Lotsa latkes: Cooking contest winner Dan Rich mixes it up for Hanukkah
The great latke debate rages in my family.
Go traditional -- or tinker? Crispy or creamy? Applesauce on top, gravy or sour cream?
That's why I mix it up each year during the eight-day Jewish holiday, also called the festival of lights.
The holiday's roots go back more than 2,000 years. After a bitter battle and several years of political and religious oppression, a group of Jews, led by Judah Maccabee, took back the holy temple in Jerusalem from their Greek-Syrian foes. When they sought to light the temple's menorah, only a single day's worth of uncontaminated oil remained. Yet, it burned for eight days, giving them time to create more.

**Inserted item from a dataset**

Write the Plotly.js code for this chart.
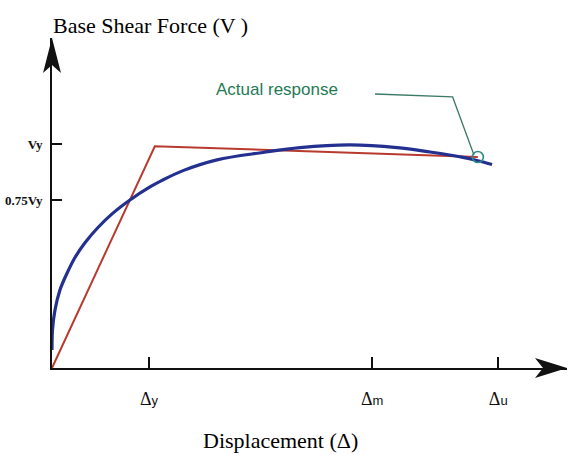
<!DOCTYPE html>
<html>
<head>
<meta charset="utf-8">
<script src="https://cdn.plot.ly/plotly-3.0.1.min.js"></script>
<style>html,body{margin:0;padding:0;background:#fff}#chart{width:569px;height:455px}</style>
</head>
<body>
<div id="chart"></div>
<script>
// Displacement in units of Δy, force in units of Vy
const bilinearDisp = [0, 1.06, 4.39];
const bilinearForce = [0, 0.99, 0.942];

const actualDisp = [0, 0.005, 0.031, 0.082, 0.155, 0.237, 0.340, 0.474, 0.619, 0.804, 1.010, 1.134, 1.351, 1.701, 2.175, 2.557, 3.072, 3.557, 3.897, 4.237, 4.381, 4.536];
const actualForce = [0.080, 0.170, 0.259, 0.348, 0.423, 0.493, 0.559, 0.627, 0.688, 0.750, 0.808, 0.8375, 0.881, 0.929, 0.962, 0.984, 0.996, 0.984, 0.964, 0.940, 0.926, 0.908];

const xTickVals = [1.0, 3.3, 4.6];
const xTickText = ['Δ<span style="font-family:Liberation Sans;font-size:13px">y</span>',
                   'Δ<span style="font-family:Liberation Sans;font-size:13px">m</span>',
                   'Δ<span style="font-family:Liberation Sans;font-size:13px">u</span>'];
const yTickVals = [0.75, 1.0];
const yTickText = ['<b>0.75Vy</b>', '<b>Vy</b>'];

const calloutLineX = [3.33, 4.13, 4.35];
const calloutLineY = [1.223, 1.21, 0.951];

const traces = [
  {x: bilinearDisp, y: bilinearForce, mode: 'lines', line: {color: '#b83a2e', width: 2}, hoverinfo: 'skip'},
  {x: actualDisp, y: actualForce, mode: 'lines', line: {color: '#23308f', width: 3.2, shape: 'spline', smoothing: 1}, hoverinfo: 'skip'},
  {x: calloutLineX, y: calloutLineY, mode: 'lines', line: {color: '#3a7a66', width: 1.3}, hoverinfo: 'skip'},
  {x: [bilinearDisp[2]], y: [bilinearForce[2]], mode: 'markers',
   marker: {symbol: 'circle-open', size: 11, color: '#2f8a88', line: {width: 1.6, color: '#2f8a88'}}, hoverinfo: 'skip'}
];

const layout = {
  width: 569, height: 455,
  margin: {l: 52, r: 2, t: 38, b: 87},
  paper_bgcolor: '#fff', plot_bgcolor: '#fff',
  showlegend: false,
  title: {text: 'Base Shear Force (V )', x: 53/569, xanchor: 'left', y: 1 - 25/455, yanchor: 'middle',
          font: {family: 'Liberation Serif', size: 22, color: '#000'}},
  xaxis: {range: [0, 5.309], showgrid: false, zeroline: false, showline: true, linecolor: '#111', linewidth: 2,
          ticks: 'inside', ticklen: 11, tickwidth: 1.5, tickcolor: '#111',
          tickvals: xTickVals, ticktext: xTickText, ticklabelstandoff: 13,
          tickfont: {family: 'Liberation Serif', size: 18, color: '#111'}, fixedrange: true},
  yaxis: {range: [0, 1.473], showgrid: false, zeroline: false, showline: true, linecolor: '#111', linewidth: 2,
          ticks: 'inside', ticklen: 10, tickwidth: 1.5, tickcolor: '#111',
          tickvals: yTickVals, ticktext: yTickText, ticklabelstandoff: 5,
          tickfont: {family: 'Liberation Serif', size: 13, color: '#111'}, fixedrange: true},
  shapes: [
    {type: 'path', xref: 'paper', yref: 'paper', xsizemode: 'pixel', ysizemode: 'pixel', xanchor: 0, yanchor: 1,
     path: 'M0,0 L-9,-35 L0,-27 L9,-35 Z', fillcolor: '#111', line: {width: 0}},
    {type: 'path', xref: 'paper', yref: 'paper', xsizemode: 'pixel', ysizemode: 'pixel', xanchor: 1, yanchor: 0,
     path: 'M0,0 L-32,10 L-24,0 L-32,-10 Z', fillcolor: '#111', line: {width: 0}}
  ],
  annotations: [
    {text: 'Actual response', x: 2.32, y: 1.241, xref: 'x', yref: 'y', showarrow: false,
     font: {family: 'Liberation Sans', size: 17, color: '#1f7a55'}},
    {text: 'Displacement (Δ)', x: 0, y: 0, xref: 'paper', yref: 'paper', showarrow: false, yanchor: 'middle',
     font: {family: 'Liberation Serif', size: 22, color: '#000'}}
  ]
};
// place the x-axis title at its pixel position, expressed in paper coords
layout.annotations[1].x = (280 - 52) / (569 - 54);
layout.annotations[1].y = -(440 - 368) / (455 - 38 - 87);

Plotly.newPlot('chart', traces, layout, {displayModeBar: false, staticPlot: true});
</script>
</body>
</html>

Modern Jews recall the miracle by lighting the menorah and eating foods fried in oil. Sephardic Jews, those of Spanish or Middle Eastern descent, make sufganiyot -- fried jelly doughnuts. But potato pancakes, or latkes, tend to be more popular among American Jews and those with Eastern European roots.
Latkes are a delicious treat, the perfect way to celebrate such a joyous occasion.

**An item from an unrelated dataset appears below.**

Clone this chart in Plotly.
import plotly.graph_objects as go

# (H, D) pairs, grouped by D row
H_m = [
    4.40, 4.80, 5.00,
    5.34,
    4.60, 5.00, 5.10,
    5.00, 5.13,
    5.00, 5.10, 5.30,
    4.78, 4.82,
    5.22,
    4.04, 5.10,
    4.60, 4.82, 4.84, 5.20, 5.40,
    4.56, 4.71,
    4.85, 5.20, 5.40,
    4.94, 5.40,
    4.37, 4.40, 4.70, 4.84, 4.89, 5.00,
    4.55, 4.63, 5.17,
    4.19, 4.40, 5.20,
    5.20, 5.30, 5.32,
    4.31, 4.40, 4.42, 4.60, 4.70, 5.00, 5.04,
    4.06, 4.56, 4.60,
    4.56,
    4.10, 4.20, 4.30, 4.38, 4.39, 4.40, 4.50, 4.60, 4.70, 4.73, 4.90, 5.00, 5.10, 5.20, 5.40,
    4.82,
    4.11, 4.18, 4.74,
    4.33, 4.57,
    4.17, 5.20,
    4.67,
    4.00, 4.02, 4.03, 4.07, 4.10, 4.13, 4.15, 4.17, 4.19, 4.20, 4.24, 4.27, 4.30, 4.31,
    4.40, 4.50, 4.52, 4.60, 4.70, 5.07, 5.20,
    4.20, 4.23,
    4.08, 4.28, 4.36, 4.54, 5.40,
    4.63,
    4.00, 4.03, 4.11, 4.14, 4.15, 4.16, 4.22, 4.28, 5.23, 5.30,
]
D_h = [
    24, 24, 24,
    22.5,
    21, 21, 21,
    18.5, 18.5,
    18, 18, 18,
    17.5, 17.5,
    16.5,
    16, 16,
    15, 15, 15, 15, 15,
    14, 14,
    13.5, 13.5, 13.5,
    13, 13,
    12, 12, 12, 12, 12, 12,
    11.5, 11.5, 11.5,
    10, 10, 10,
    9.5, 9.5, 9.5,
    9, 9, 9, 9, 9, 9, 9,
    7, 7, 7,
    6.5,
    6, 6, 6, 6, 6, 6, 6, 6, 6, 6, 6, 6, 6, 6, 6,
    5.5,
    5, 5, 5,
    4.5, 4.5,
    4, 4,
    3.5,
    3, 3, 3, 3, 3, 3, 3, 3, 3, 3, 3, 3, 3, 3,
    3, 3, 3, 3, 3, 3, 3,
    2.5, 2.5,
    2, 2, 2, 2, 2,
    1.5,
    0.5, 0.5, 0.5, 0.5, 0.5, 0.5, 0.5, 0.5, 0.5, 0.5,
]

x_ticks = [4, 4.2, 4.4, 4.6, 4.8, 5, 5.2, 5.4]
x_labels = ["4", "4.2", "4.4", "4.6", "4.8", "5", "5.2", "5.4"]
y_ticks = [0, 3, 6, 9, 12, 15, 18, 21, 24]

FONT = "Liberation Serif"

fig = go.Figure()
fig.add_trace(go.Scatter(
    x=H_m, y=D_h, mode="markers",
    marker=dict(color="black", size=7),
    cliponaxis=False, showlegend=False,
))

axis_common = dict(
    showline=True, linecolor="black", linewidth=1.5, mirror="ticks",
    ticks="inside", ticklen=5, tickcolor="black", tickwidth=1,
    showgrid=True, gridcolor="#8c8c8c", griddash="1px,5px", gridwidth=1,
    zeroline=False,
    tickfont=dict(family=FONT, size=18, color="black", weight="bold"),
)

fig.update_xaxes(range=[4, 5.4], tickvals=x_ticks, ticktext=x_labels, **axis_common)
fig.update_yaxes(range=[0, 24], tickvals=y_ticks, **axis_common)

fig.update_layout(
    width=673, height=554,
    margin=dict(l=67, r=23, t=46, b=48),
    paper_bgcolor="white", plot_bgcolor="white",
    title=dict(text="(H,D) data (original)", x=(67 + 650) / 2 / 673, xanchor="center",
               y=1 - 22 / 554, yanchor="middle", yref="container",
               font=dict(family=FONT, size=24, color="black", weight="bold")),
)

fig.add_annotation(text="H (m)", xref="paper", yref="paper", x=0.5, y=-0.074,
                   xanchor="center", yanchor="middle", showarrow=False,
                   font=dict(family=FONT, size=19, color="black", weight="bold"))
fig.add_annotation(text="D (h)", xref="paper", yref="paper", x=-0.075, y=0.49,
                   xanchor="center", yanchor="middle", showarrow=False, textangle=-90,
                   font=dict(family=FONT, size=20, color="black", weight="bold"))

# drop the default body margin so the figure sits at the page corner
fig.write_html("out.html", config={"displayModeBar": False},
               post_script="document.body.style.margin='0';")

As my kids were growing up, I always served crunchy, or the traditional crispy latke made with grated potatoes, on the first night of Hanukkah, which falls on Dec. 24 this year. Dinner that night also goes the traditional route -- brisket or a roasted chicken, kugel, challah and a carrot salad, paired with lotsa latkes and followed by a serious game of dreidel played with chocolate Hanukkah coins, or gelt.
I played a CD of Hanukkah music while I cooked. And the smell of fried latkes always lingered until the next day, serving as a reminder of the holiday season. By the third night, my entire Elgin home smelled like, well, Hanukkah.
A few nights in and my family was usually up for a change. So I'd fry up creamy latkes, made with a mashed potato and paired at times with just a simple vegetable casserole.
As the holiday drew to an end, less traditional but equally satisfying latkes -- such as ones made with zucchini and sweet potatoes -- were a hit.
One year, in a bit of a stretch, I decided dessert latkes were in order: fried grated apples with a little lemon zest and topped with cinnamon sugar.
Latkes are typically made with russet potatoes, but you can use other types or veggies to help keep them interesting during the celebration. I'm a big fan of cooking with Yukon Gold, because of their rich, sort-of-buttery flavor.
I've provided a few recipes to try for yourself. After a couple bites, you too will be able to wage your own latke debate.
My favorite? Usually whichever one I'm having at the time.